Bien-Aime, who was born in Haiti, was elected mayor of North Miami in 2019 and later mounted an unsuccessful bid for a seat on the Miami-Dade County Commission, according to Florida Politics. The federal complaint immediately raises awkward questions about his past eligibility to serve in local office.

North Miami requires candidates to certify that they are “qualified electors,” which in practice means U.S. citizens who are registered to vote at the time they qualify to run. The city’s rules and recent ordinance changes on qualifications are laid out on North Miami's election pages. If a court eventually agrees that Bien-Aime’s citizenship should never have been granted, local officials may find themselves revisiting how that squared with the city’s own requirements.

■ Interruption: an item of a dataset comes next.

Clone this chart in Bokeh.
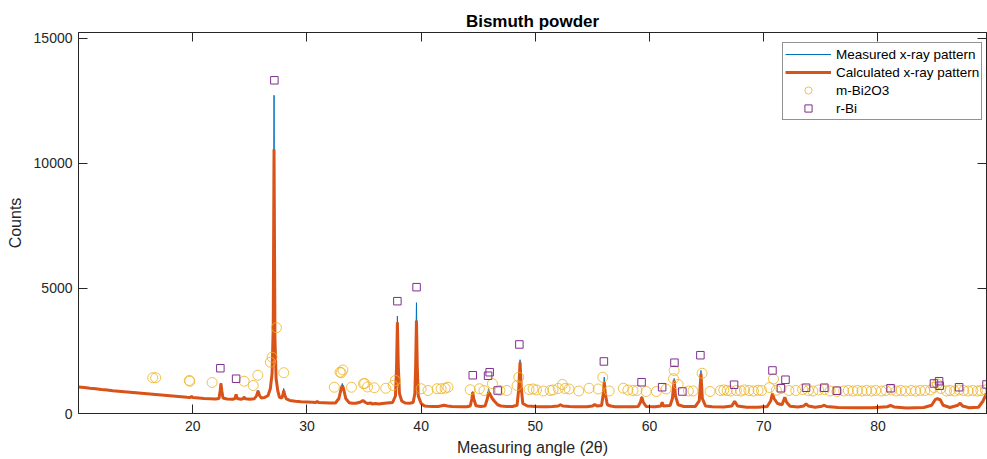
from bokeh.plotting import figure
from bokeh.models import Range1d, LinearAxis, Legend, LegendItem, FixedTicker
from bokeh.embed import file_html
from bokeh.resources import INLINE

# ---- data ----
two_theta = [
    10.0, 10.5, 11.0, 11.5, 12.0, 12.5, 13.0, 13.5, 14.0, 14.5,
    15.0, 15.5, 16.0, 16.5, 17.0, 17.5, 18.0, 18.5, 19.0, 19.5,
    19.8, 19.9, 20.0, 20.5, 21.0, 21.5, 22.0, 22.3, 22.4, 22.47,
    22.55, 22.65, 23.0, 23.5, 23.7, 23.8, 23.9, 24.2, 24.4, 24.5,
    24.6, 25.0, 25.4, 25.6, 25.72, 25.85, 26.0, 26.3, 26.6, 26.8,
    26.95, 27.05, 27.12, 27.2, 27.3, 27.45, 27.6, 27.8, 27.9, 27.97,
    28.05, 28.2, 28.5, 29.0, 29.5, 30.0, 30.5, 30.8, 30.9, 31.0,
    31.5, 32.0, 32.5, 32.8, 33.0, 33.1, 33.2, 33.4, 33.7, 34.0,
    34.3, 34.7, 34.9, 35.1, 35.3, 35.6, 35.7, 36.0, 36.3, 36.6,
    37.0, 37.5, 37.75, 37.85, 37.92, 38.0, 38.1, 38.3, 38.6, 39.0,
    39.3, 39.45, 39.52, 39.59, 39.66, 39.75, 40.0, 40.3, 40.6, 41.0,
    41.5, 41.8, 42.0, 42.3, 42.7, 43.5, 44.0, 44.3, 44.45, 44.52,
    44.6, 44.8, 45.2, 45.6, 45.8, 45.9, 46.0, 46.2, 46.4, 46.7,
    47.0, 47.5, 48.0, 48.4, 48.55, 48.66, 48.77, 48.9, 49.3, 50.0,
    50.5, 51.0, 51.5, 52.0, 52.2, 52.4, 53.0, 53.5, 54.0, 54.5,
    55.0, 55.2, 55.4, 55.8, 55.95, 56.03, 56.12, 56.3, 56.6, 57.0,
    58.0, 58.5, 59.0, 59.2, 59.32, 59.45, 59.7, 60.5, 61.0, 61.1,
    61.2, 61.8, 62.0, 62.15, 62.27, 62.5, 63.0, 64.0, 64.35, 64.5,
    64.62, 64.9, 65.5, 66.5, 67.2, 67.45, 67.7, 68.5, 69.5, 70.3,
    70.6, 70.76, 70.9, 71.2, 71.6, 71.84, 72.0, 72.3, 73.0, 73.5,
    73.7, 73.9, 74.5, 75.1, 75.3, 75.5, 76.5, 78.0, 79.5, 80.8,
    81.1, 81.4, 82.5, 84.0, 84.7, 85.0, 85.2, 85.45, 85.7, 86.3,
    87.0, 87.2, 87.4, 88.0, 88.8, 89.2, 89.5,
]

calculated = [
    1060, 1040, 1010, 990, 960, 940, 910, 890, 870, 850,
    830, 810, 790, 770, 750, 730, 710, 690, 670, 650,
    640, 690, 640, 620, 600, 590, 580, 600, 900, 1200,
    900, 620, 580, 570, 600, 760, 600, 570, 590, 660,
    590, 570, 590, 720, 900, 720, 620, 640, 720, 1000,
    1600, 3500, 10560, 3000, 1400, 900, 650, 620, 750, 920,
    750, 580, 520, 490, 470, 460, 450, 440, 480, 440,
    430, 420, 420, 600, 1000, 1120, 1000, 600, 430, 410,
    410, 460, 520, 450, 400, 420, 380, 400, 380, 400,
    420, 440, 700, 1900, 3650, 1900, 800, 500, 420, 410,
    440, 800, 1900, 3720, 1900, 700, 400, 300, 290, 280,
    280, 310, 330, 300, 280, 270, 270, 300, 600, 850,
    600, 310, 280, 300, 600, 850, 800, 620, 500, 350,
    300, 280, 280, 330, 1000, 2050, 1000, 400, 300, 280,
    270, 270, 280, 300, 350, 300, 280, 270, 270, 270,
    300, 360, 300, 320, 800, 1250, 800, 350, 300, 270,
    270, 270, 280, 450, 650, 450, 280, 270, 300, 450,
    300, 320, 600, 1320, 700, 350, 280, 280, 500, 1590,
    600, 300, 270, 260, 300, 490, 300, 250, 250, 280,
    500, 790, 600, 400, 350, 650, 450, 290, 260, 300,
    390, 300, 250, 290, 330, 280, 240, 230, 230, 270,
    320, 260, 220, 240, 330, 550, 590, 550, 330, 240,
    330, 410, 300, 230, 250, 500, 800,
]

measured = [
    1080, 1030, 1020, 980, 950, 930, 900, 880, 880, 870,
    850, 820, 780, 760, 740, 720, 700, 680, 660, 640,
    630, 700, 630, 610, 590, 580, 570, 590, 920, 1220,
    880, 600, 560, 560, 590, 780, 590, 560, 580, 680,
    580, 560, 580, 730, 940, 700, 600, 630, 720, 1000,
    1650, 3600, 12720, 3200, 1450, 900, 640, 600, 760, 1000,
    740, 560, 500, 480, 460, 450, 440, 430, 500, 430,
    420, 410, 410, 600, 1050, 1200, 1020, 590, 420, 400,
    400, 450, 520, 440, 390, 410, 370, 390, 370, 390,
    410, 430, 720, 2000, 3890, 2000, 800, 490, 410, 400,
    430, 820, 2100, 4430, 2000, 700, 390, 290, 280, 270,
    270, 300, 330, 290, 270, 260, 260, 290, 620, 880,
    600, 300, 270, 290, 620, 1000, 820, 620, 490, 340,
    290, 270, 270, 320, 1050, 2150, 1020, 390, 290, 270,
    260, 260, 270, 300, 370, 290, 270, 260, 260, 260,
    290, 370, 290, 310, 850, 1450, 820, 340, 290, 260,
    260, 260, 270, 460, 680, 450, 270, 260, 290, 460,
    290, 310, 620, 1400, 720, 340, 270, 270, 520, 1720,
    600, 290, 260, 250, 290, 500, 290, 240, 240, 270,
    510, 820, 600, 390, 340, 660, 440, 280, 250, 290,
    400, 290, 240, 280, 340, 270, 230, 220, 220, 260,
    320, 250, 210, 230, 320, 560, 610, 560, 320, 230,
    330, 420, 290, 220, 240, 500, 800,
]

bi2o3_angle = [
    16.5, 16.76, 19.7, 19.75, 21.7, 24.5, 25.3, 25.7, 26.8, 26.95, 27.33, 27.97,
    32.4, 32.9, 33.0, 33.15, 33.9, 34.95, 35.05, 35.3, 35.9, 36.9, 37.55, 37.75,
    40.0, 40.6, 41.4, 41.75, 42.1, 42.35, 44.3, 45.1, 45.5, 46.24, 46.9, 47.5,
    48.4, 48.55, 49.45, 49.8,
    50.1, 50.7, 51.3, 51.55, 52.0, 52.37, 52.6, 52.95, 53.8, 54.7, 55.5, 55.9,
    56.46, 57.7, 58.1, 58.55, 58.9, 59.7, 60.6, 61.45, 62.1, 62.15, 62.5, 63.4,
    63.8, 64.6,
    65.3, 66.2, 66.5, 66.8, 67.1, 67.6, 68.0, 68.3, 68.7, 69.1, 69.5, 69.8,
    70.5, 70.85, 71.1, 71.5, 72.2, 72.8, 73.4, 73.9, 74.3, 74.8, 75.3, 75.8,
    76.4, 77.0, 77.4, 77.8, 78.2, 78.6, 79.0, 79.4, 79.8, 80.3, 80.7, 81.2,
    81.6, 82.0, 82.4, 82.9, 83.3, 83.7, 84.1, 84.6, 84.9, 85.2, 85.5, 86.0,
    86.3, 86.7, 87.1, 87.5, 87.9, 88.3, 88.7, 89.0, 89.4,
]
bi2o3_counts = [
    1430, 1430, 1320, 1290, 1240, 1290, 1120, 1530, 2050, 2250, 3430, 1630,
    1050, 1650, 1630, 1740, 1050, 1190, 1200, 1060, 1030, 1010, 1120, 1320,
    990, 920, 990, 990, 1010, 1050, 950, 990, 920, 1190, 920, 920,
    1120, 1450, 960, 980,
    940, 900, 920, 940, 1000, 1160, 1000, 980, 900, 1010, 980, 1450,
    900, 1010, 940, 920, 920, 880, 880, 980, 1390, 1720, 1160, 900,
    900, 1610,
    880, 920, 940, 920, 900, 920, 900, 940, 920, 900, 930, 920,
    1040, 1380, 930, 1000, 920, 920, 960, 920, 900, 940, 960, 900,
    880, 900, 920, 900, 920, 900, 920, 900, 920, 900, 920, 940,
    900, 920, 900, 920, 900, 920, 920, 940, 1040, 1180, 1000, 900,
    920, 900, 940, 920, 900, 920, 900, 920, 940,
]

bi_angle = [
    22.42, 23.8, 27.15, 37.92, 39.6, 44.52, 45.86, 46.0, 46.7, 48.6,
    56.0, 59.3, 61.1, 62.18, 62.87, 64.45, 67.4, 70.76, 71.5, 71.9,
    73.7, 75.3, 76.4, 81.1, 84.9, 85.35, 85.4, 87.1, 89.5,
]
bi_counts = [
    1810, 1390, 13320, 4490, 5050, 1530, 1510, 1650, 920, 2760,
    2080, 1250, 1050, 2030, 880, 2330, 1150, 1720, 1010, 1350,
    1030, 1030, 910, 1010, 1200, 1290, 1110, 1050, 1160,
]

x_ticks = [20, 30, 40, 50, 60, 70, 80]
y_ticks = [0, 5000, 10000, 15000]

FONT = "Liberation Sans"
DARK = "#262626"

p = figure(width=987, height=459, x_range=Range1d(10, 89.5), y_range=Range1d(0, 15230),
           output_backend="svg", toolbar_location=None,
           min_border_left=78, min_border_right=1, min_border_top=32, min_border_bottom=46,
           title="Bismuth powder")
p.background_fill_color = "white"
p.border_fill_color = "white"
p.outline_line_color = DARK
p.outline_line_width = 1
p.xgrid.visible = False
p.ygrid.visible = False

p.title.align = "center"
p.title.text_font = FONT
p.title.text_font_size = "17px"
p.title.text_font_style = "bold"
p.title.text_color = "#000000"
p.title.standoff = 3

def style_axis(ax, ticks, show_labels=True):
    ax.ticker = FixedTicker(ticks=ticks)
    ax.major_tick_in = 9
    ax.major_tick_out = 0
    ax.minor_tick_in = 0
    ax.minor_tick_out = 0
    ax.axis_line_color = DARK
    ax.major_tick_line_color = DARK
    ax.major_label_text_font = FONT
    ax.major_label_text_color = DARK
    ax.axis_label_text_font = FONT
    ax.axis_label_text_font_style = "normal"
    ax.axis_label_text_color = DARK
    ax.axis_label_text_font_size = "16px"
    ax.major_label_text_font_size = "14px"
    if not show_labels:
        ax.major_label_overrides = {t: "" for t in ticks}
        ax.major_label_standoff = 0
        ax.axis_label_standoff = 0

style_axis(p.xaxis[0], x_ticks)
style_axis(p.yaxis[0], y_ticks)
p.xaxis[0].axis_label = "Measuring angle (2θ)"
p.yaxis[0].axis_label = "Counts"
p.xaxis[0].major_label_standoff = 7
p.xaxis[0].axis_label_standoff = 5
p.yaxis[0].major_label_standoff = 6
p.yaxis[0].axis_label_standoff = 7

top_ax = LinearAxis()
style_axis(top_ax, x_ticks, show_labels=False)
p.add_layout(top_ax, "above")
right_ax = LinearAxis()
style_axis(right_ax, y_ticks, show_labels=False)
p.add_layout(right_ax, "right")

r_meas = p.line(two_theta, measured, line_color="#0072BD", line_width=1)
r_calc = p.line(two_theta, calculated, line_color="#D95319", line_width=3)
r_circ = p.scatter(bi2o3_angle, bi2o3_counts, marker="circle", size=10, fill_color=None,
                   line_color="#EDB120", line_width=1, line_alpha=0.8)
r_sq = p.scatter(bi_angle, bi_counts, marker="square", size=7.5, fill_color=None,
                 line_color="#7E2F8E", line_width=1)

legend = Legend(items=[
    LegendItem(label="Measured x-ray pattern", renderers=[r_meas]),
    LegendItem(label="Calculated x-ray pattern", renderers=[r_calc]),
    LegendItem(label="m-Bi2O3", renderers=[r_circ]),
    LegendItem(label="r-Bi", renderers=[r_sq]),
], location=(704, 293))
legend.label_text_font = FONT
legend.label_text_font_size = "13.5px"
legend.label_text_color = "#000000"
legend.border_line_color = DARK
legend.border_line_width = 1
legend.background_fill_color = "white"
legend.background_fill_alpha = 1
legend.padding = 2
legend.spacing = 0
legend.margin = 0
legend.glyph_width = 46
legend.glyph_height = 18
legend.label_height = 18
legend.label_standoff = 5
p.add_layout(legend)

open("out.html", "w").write(file_html(p, INLINE))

How Denaturalization Works

Denaturalization is a civil process the federal government uses when it claims someone obtained U.S. citizenship illegally or lied during the naturalization process. These cases can be filed many years after a person becomes a citizen and do not carry the same protections that apply in criminal prosecutions, something that has drawn attention from legal advocates.

Reporters and immigration attorneys have pointed to a recent federal push to increase referrals for denaturalization cases, including internal guidance that urges field offices to send more files up the chain for review, a change critics say could expand the use of a tool that has historically been rare. That trend is documented in reporting by WLRN and in coverage of national policy guidance by The Guardian.

What’s Next

The case now sits with a federal judge, and the Justice Department will have to convince the court that Bien-Aime either illegally obtained his naturalization or hid material facts that would have blocked it. These denaturalization lawsuits are typically brought by the Civil Division’s Office of Immigration Litigation, which handles similar cases across the country.

If the government prevails, the outcome can include revocation of the person’s naturalization followed by removal proceedings. The litigation steps and possible outcomes in these cases track closely with those described in prior Justice Department press releases that outline how denaturalization actions move through federal court.